I spent a lot of free time--I had no exams to study for or lab reports to write anymore, after all-- walking around, finding ethnic restaurants, lingering over bowls of au lait with a good book at my favorite book store cafes. When I really lived there I discovered things I hadn't, I couldn't as a student.
Recently I had lunch with an old high school friend, Allison, who has made Boston her home since graduating from college. Not Malden or Waltham, Beverly or North Andover. Boston. She lives in the North End and works in the Back Bay. She is a Bostonian. She understands the difference. (I am happy to report, incidentally, that she is okay. Thank goodness.)

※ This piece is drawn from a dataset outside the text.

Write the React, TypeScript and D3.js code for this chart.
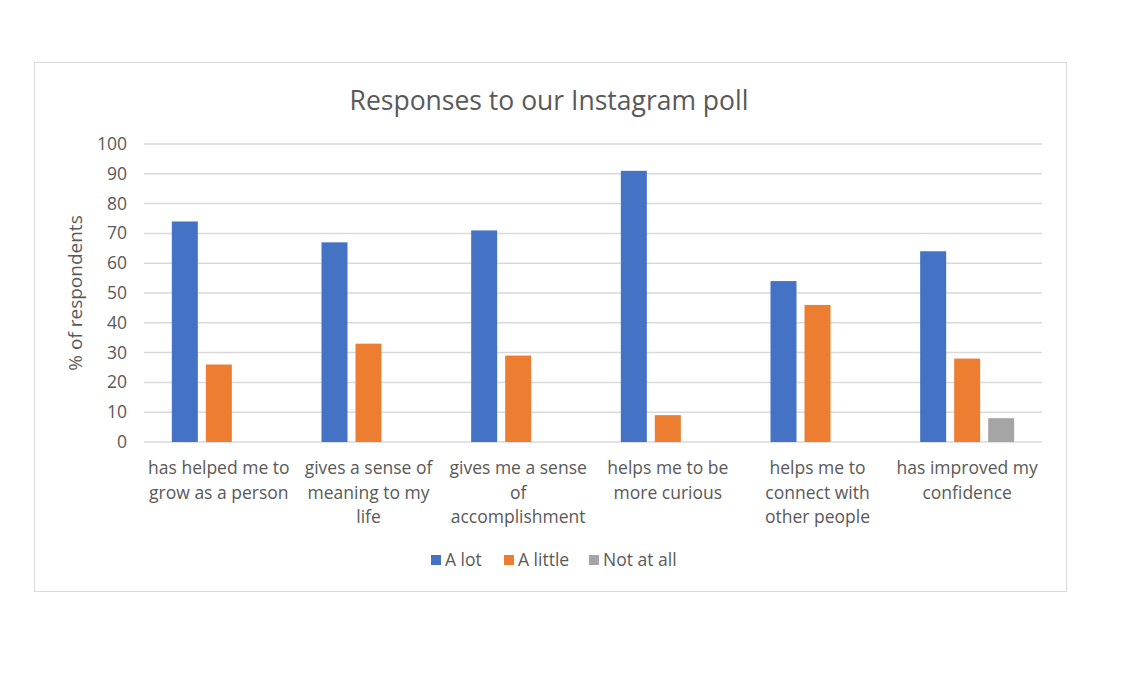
import React from "react";
import * as d3 from "d3";

const categories: string[][] = [
  ["has helped me to", "grow as a person"],
  ["gives a sense of", "meaning to my", "life"],
  ["gives me a sense", "of", "accomplishment"],
  ["helps me to be", "more curious"],
  ["helps me to", "connect with", "other people"],
  ["has improved my", "confidence"],
];
const seriesNames = ["A lot", "A little", "Not at all"];
const aLot = [74, 67, 71, 91, 54, 64];
const aLittle = [26, 33, 29, 9, 46, 28];
const notAtAll = [0, 0, 0, 0, 0, 8];
const colors = ["#4472C4", "#ED7D31", "#A5A5A5"];
const yTicks = [0, 10, 20, 30, 40, 50, 60, 70, 80, 90, 100];

export default function App() {
  const W = 1125, H = 700;
  const left = 144, right = 1042, top = 144, bottom = 442;
  const font = "'Open Sans', sans-serif";
  const textColor = "#595959";
  const series = [aLot, aLittle, notAtAll];

  const x = d3.scaleBand<number>().domain(d3.range(categories.length)).range([left, right]).paddingInner(0).paddingOuter(0);
  const y = d3.scaleLinear().domain([0, 100]).range([bottom, top]);
  const barW = 26, gap = 8;

  return (
    <svg width={W} height={H} style={{ position: "absolute", left: 0, top: 0, background: "#fff" }}>
      <rect x={34.5} y={62.5} width={1032} height={529} fill="#fff" stroke="#D9D9D9" strokeWidth={1} />
      <text x={549} y={110} textAnchor="middle" fontFamily={font} fontSize={26.5} fill={textColor}>
        Responses to our Instagram poll
      </text>
      {yTicks.map((t) => (
        <g key={t}>
          <line x1={left} x2={right} y1={y(t)} y2={y(t)} stroke="#D9D9D9" strokeWidth={1.5} />
          <text x={127} y={y(t) + 6} textAnchor="end" fontFamily={font} fontSize={17.5} fill={textColor}>
            {t}
          </text>
        </g>
      ))}
      <text
        transform={`translate(82, ${(top + bottom) / 2}) rotate(-90)`}
        textAnchor="middle"
        fontFamily={font}
        fontSize={19}
        fill={textColor}
      >
        % of respondents
      </text>
      {categories.map((_, i) => {
        const cx = (x(i) as number) + x.bandwidth() / 2;
        return (
          <g key={i}>
            {series.map((s, j) => {
              const v = s[i];
              if (!v) return null;
              const bx = cx + (j - 1) * (barW + gap) - barW / 2;
              return <rect key={j} x={bx} y={y(v)} width={barW} height={y(0) - y(v)} fill={colors[j]} />;
            })}
          </g>
        );
      })}
      {categories.map((lines, i) => {
        const cx = (x(i) as number) + x.bandwidth() / 2;
        return (
          <text key={i} textAnchor="middle" fontFamily={font} fontSize={17.5} fill={textColor}>
            {lines.map((l, k) => (
              <tspan key={k} x={cx} y={474 + k * 24.5}>
                {l}
              </tspan>
            ))}
          </text>
        );
      })}
      {(() => {
        const starts = [431, 504, 589];
        return seriesNames.map((n, j) => (
          <g key={n}>
            <rect x={starts[j]} y={555} width={10} height={10} fill={colors[j]} />
            <text x={starts[j] + 14} y={566} fontFamily={font} fontSize={17.5} fill={textColor}>
              {n}
            </text>
          </g>
        ));
      })()}
    </svg>
  );
}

So that distinction, smug as it may seem, matters to me. I usually say nothing when a Boston area alum talks of going to school in Boston. It is more difficult to remain silent, however, when I hear a former college student say they lived in Boston. When I tell my story I usually make the distinction. "I went to college in Boston and then I lived there," I will say. Sometimes I even note that I was born and raised in Connecticut but grew up in Boston. Going to college in Boston introduced me to the city I called home through my twenties. Visiting on weekends during college made Allison fall in love with the city she still calls home.
There was a time I thought I'd never leave. And now, more and more, I realize I want to go back. Not just for weekends.
I love Boston. And I miss her dearly.